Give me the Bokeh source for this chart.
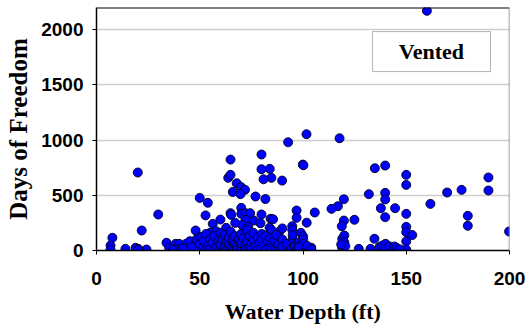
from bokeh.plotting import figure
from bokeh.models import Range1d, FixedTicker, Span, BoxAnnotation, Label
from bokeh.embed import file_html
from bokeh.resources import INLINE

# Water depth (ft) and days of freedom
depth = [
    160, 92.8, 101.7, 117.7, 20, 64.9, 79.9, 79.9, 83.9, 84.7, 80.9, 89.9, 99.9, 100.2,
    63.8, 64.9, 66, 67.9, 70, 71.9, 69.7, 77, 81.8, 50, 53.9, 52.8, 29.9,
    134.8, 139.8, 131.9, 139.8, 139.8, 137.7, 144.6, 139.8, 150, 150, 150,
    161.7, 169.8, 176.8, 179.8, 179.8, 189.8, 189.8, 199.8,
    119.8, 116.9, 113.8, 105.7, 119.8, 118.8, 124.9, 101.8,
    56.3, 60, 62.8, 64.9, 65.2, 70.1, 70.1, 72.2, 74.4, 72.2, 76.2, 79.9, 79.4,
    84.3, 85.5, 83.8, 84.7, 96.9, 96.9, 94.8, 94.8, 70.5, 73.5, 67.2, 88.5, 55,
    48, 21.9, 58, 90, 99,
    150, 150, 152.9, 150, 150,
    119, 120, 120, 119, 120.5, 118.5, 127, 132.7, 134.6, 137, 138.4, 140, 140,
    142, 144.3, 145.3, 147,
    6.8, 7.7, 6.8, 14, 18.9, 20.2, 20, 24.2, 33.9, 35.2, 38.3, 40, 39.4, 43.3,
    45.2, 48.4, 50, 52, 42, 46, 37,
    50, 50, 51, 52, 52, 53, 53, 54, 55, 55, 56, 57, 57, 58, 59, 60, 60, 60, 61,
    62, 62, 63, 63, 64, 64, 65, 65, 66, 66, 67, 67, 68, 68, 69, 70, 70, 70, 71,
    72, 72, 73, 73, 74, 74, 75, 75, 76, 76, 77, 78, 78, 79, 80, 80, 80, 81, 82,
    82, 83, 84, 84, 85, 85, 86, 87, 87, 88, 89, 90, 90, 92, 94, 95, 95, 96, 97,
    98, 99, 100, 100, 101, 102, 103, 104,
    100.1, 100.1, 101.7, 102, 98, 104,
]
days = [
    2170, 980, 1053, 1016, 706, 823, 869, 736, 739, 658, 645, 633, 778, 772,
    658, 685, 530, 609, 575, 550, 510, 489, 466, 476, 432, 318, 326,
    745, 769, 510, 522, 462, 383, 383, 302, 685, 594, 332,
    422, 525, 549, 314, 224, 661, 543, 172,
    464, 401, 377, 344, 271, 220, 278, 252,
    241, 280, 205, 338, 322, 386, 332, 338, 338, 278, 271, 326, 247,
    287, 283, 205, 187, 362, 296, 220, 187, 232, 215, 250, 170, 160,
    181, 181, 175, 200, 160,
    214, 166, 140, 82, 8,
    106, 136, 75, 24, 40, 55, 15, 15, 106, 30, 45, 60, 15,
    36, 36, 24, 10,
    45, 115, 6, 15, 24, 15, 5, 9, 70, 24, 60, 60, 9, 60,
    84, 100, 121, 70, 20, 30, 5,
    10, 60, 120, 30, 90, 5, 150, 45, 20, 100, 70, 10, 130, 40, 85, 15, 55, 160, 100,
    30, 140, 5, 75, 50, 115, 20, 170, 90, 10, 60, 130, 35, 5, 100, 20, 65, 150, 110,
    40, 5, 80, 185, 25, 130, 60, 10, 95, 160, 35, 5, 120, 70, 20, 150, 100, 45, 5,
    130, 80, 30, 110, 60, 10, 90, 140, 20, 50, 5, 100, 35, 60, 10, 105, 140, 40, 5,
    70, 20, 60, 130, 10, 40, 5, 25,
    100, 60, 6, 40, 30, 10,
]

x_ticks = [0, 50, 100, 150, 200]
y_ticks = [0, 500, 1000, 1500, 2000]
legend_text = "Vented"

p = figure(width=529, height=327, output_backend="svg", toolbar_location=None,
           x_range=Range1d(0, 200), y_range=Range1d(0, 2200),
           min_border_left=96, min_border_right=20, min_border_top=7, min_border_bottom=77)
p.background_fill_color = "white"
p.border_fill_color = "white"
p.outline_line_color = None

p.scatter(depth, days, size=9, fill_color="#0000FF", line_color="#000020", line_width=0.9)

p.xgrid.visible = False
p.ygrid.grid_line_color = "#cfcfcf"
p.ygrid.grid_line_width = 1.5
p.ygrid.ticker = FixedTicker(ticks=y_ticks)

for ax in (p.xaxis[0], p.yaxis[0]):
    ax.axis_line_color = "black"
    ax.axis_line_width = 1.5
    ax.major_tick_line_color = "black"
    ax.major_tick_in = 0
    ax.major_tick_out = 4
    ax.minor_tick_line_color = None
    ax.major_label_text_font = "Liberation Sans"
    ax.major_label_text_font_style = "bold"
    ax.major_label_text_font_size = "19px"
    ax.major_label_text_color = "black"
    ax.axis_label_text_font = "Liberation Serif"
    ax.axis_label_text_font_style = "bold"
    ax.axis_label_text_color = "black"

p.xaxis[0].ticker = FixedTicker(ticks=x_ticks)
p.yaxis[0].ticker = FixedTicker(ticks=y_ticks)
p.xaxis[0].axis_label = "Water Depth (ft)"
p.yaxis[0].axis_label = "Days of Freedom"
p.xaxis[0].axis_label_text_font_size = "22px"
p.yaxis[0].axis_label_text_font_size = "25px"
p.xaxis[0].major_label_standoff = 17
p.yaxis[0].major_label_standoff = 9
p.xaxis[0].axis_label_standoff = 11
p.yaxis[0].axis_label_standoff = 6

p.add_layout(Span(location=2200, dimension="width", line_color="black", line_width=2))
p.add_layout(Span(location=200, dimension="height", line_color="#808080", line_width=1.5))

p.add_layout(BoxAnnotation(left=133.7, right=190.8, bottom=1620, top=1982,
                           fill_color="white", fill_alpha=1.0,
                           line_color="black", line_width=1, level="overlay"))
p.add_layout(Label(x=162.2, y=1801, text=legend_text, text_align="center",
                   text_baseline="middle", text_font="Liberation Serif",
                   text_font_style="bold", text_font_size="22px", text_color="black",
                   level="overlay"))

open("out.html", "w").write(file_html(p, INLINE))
● ● ● ●
▶ Task to complete:
Repeat the data exactly in full, omitting its pictures.

▶ Written answer:
Give me the Bokeh source for this chart.
from bokeh.plotting import figure
from bokeh.models import Range1d, FixedTicker, Span, BoxAnnotation, Label
from bokeh.embed import file_html
from bokeh.resources import INLINE

# Water depth (ft) and days of freedom
depth = [
    160, 92.8, 101.7, 117.7, 20, 64.9, 79.9, 79.9, 83.9, 84.7, 80.9, 89.9, 99.9, 100.2,
    63.8, 64.9, 66, 67.9, 70, 71.9, 69.7, 77, 81.8, 50, 53.9, 52.8, 29.9,
    134.8, 139.8, 131.9, 139.8, 139.8, 137.7, 144.6, 139.8, 150, 150, 150,
    161.7, 169.8, 176.8, 179.8, 179.8, 189.8, 189.8, 199.8,
    119.8, 116.9, 113.8, 105.7, 119.8, 118.8, 124.9, 101.8,
    56.3, 60, 62.8, 64.9, 65.2, 70.1, 70.1, 72.2, 74.4, 72.2, 76.2, 79.9, 79.4,
    84.3, 85.5, 83.8, 84.7, 96.9, 96.9, 94.8, 94.8, 70.5, 73.5, 67.2, 88.5, 55,
    48, 21.9, 58, 90, 99,
    150, 150, 152.9, 150, 150,
    119, 120, 120, 119, 120.5, 118.5, 127, 132.7, 134.6, 137, 138.4, 140, 140,
    142, 144.3, 145.3, 147,
    6.8, 7.7, 6.8, 14, 18.9, 20.2, 20, 24.2, 33.9, 35.2, 38.3, 40, 39.4, 43.3,
    45.2, 48.4, 50, 52, 42, 46, 37,
    50, 50, 51, 52, 52, 53, 53, 54, 55, 55, 56, 57, 57, 58, 59, 60, 60, 60, 61,
    62, 62, 63, 63, 64, 64, 65, 65, 66, 66, 67, 67, 68, 68, 69, 70, 70, 70, 71,
    72, 72, 73, 73, 74, 74, 75, 75, 76, 76, 77, 78, 78, 79, 80, 80, 80, 81, 82,
    82, 83, 84, 84, 85, 85, 86, 87, 87, 88, 89, 90, 90, 92, 94, 95, 95, 96, 97,
    98, 99, 100, 100, 101, 102, 103, 104,
    100.1, 100.1, 101.7, 102, 98, 104,
]
days = [
    2170, 980, 1053, 1016, 706, 823, 869, 736, 739, 658, 645, 633, 778, 772,
    658, 685, 530, 609, 575, 550, 510, 489, 466, 476, 432, 318, 326,
    745, 769, 510, 522, 462, 383, 383, 302, 685, 594, 332,
    422, 525, 549, 314, 224, 661, 543, 172,
    464, 401, 377, 344, 271, 220, 278, 252,
    241, 280, 205, 338, 322, 386, 332, 338, 338, 278, 271, 326, 247,
    287, 283, 205, 187, 362, 296, 220, 187, 232, 215, 250, 170, 160,
    181, 181, 175, 200, 160,
    214, 166, 140, 82, 8,
    106, 136, 75, 24, 40, 55, 15, 15, 106, 30, 45, 60, 15,
    36, 36, 24, 10,
    45, 115, 6, 15, 24, 15, 5, 9, 70, 24, 60, 60, 9, 60,
    84, 100, 121, 70, 20, 30, 5,
    10, 60, 120, 30, 90, 5, 150, 45, 20, 100, 70, 10, 130, 40, 85, 15, 55, 160, 100,
    30, 140, 5, 75, 50, 115, 20, 170, 90, 10, 60, 130, 35, 5, 100, 20, 65, 150, 110,
    40, 5, 80, 185, 25, 130, 60, 10, 95, 160, 35, 5, 120, 70, 20, 150, 100, 45, 5,
    130, 80, 30, 110, 60, 10, 90, 140, 20, 50, 5, 100, 35, 60, 10, 105, 140, 40, 5,
    70, 20, 60, 130, 10, 40, 5, 25,
    100, 60, 6, 40, 30, 10,
]

x_ticks = [0, 50, 100, 150, 200]
y_ticks = [0, 500, 1000, 1500, 2000]
legend_text = "Vented"

p = figure(width=529, height=327, output_backend="svg", toolbar_location=None,
           x_range=Range1d(0, 200), y_range=Range1d(0, 2200),
           min_border_left=96, min_border_right=20, min_border_top=7, min_border_bottom=77)
p.background_fill_color = "white"
p.border_fill_color = "white"
p.outline_line_color = None

p.scatter(depth, days, size=9, fill_color="#0000FF", line_color="#000020", line_width=0.9)

p.xgrid.visible = False
p.ygrid.grid_line_color = "#cfcfcf"
p.ygrid.grid_line_width = 1.5
p.ygrid.ticker = FixedTicker(ticks=y_ticks)

for ax in (p.xaxis[0], p.yaxis[0]):
    ax.axis_line_color = "black"
    ax.axis_line_width = 1.5
    ax.major_tick_line_color = "black"
    ax.major_tick_in = 0
    ax.major_tick_out = 4
    ax.minor_tick_line_color = None
    ax.major_label_text_font = "Liberation Sans"
    ax.major_label_text_font_style = "bold"
    ax.major_label_text_font_size = "19px"
    ax.major_label_text_color = "black"
    ax.axis_label_text_font = "Liberation Serif"
    ax.axis_label_text_font_style = "bold"
    ax.axis_label_text_color = "black"

p.xaxis[0].ticker = FixedTicker(ticks=x_ticks)
p.yaxis[0].ticker = FixedTicker(ticks=y_ticks)
p.xaxis[0].axis_label = "Water Depth (ft)"
p.yaxis[0].axis_label = "Days of Freedom"
p.xaxis[0].axis_label_text_font_size = "22px"
p.yaxis[0].axis_label_text_font_size = "25px"
p.xaxis[0].major_label_standoff = 17
p.yaxis[0].major_label_standoff = 9
p.xaxis[0].axis_label_standoff = 11
p.yaxis[0].axis_label_standoff = 6

p.add_layout(Span(location=2200, dimension="width", line_color="black", line_width=2))
p.add_layout(Span(location=200, dimension="height", line_color="#808080", line_width=1.5))

p.add_layout(BoxAnnotation(left=133.7, right=190.8, bottom=1620, top=1982,
                           fill_color="white", fill_alpha=1.0,
                           line_color="black", line_width=1, level="overlay"))
p.add_layout(Label(x=162.2, y=1801, text=legend_text, text_align="center",
                   text_baseline="middle", text_font="Liberation Serif",
                   text_font_style="bold", text_font_size="22px", text_color="black",
                   level="overlay"))

open("out.html", "w").write(file_html(p, INLINE))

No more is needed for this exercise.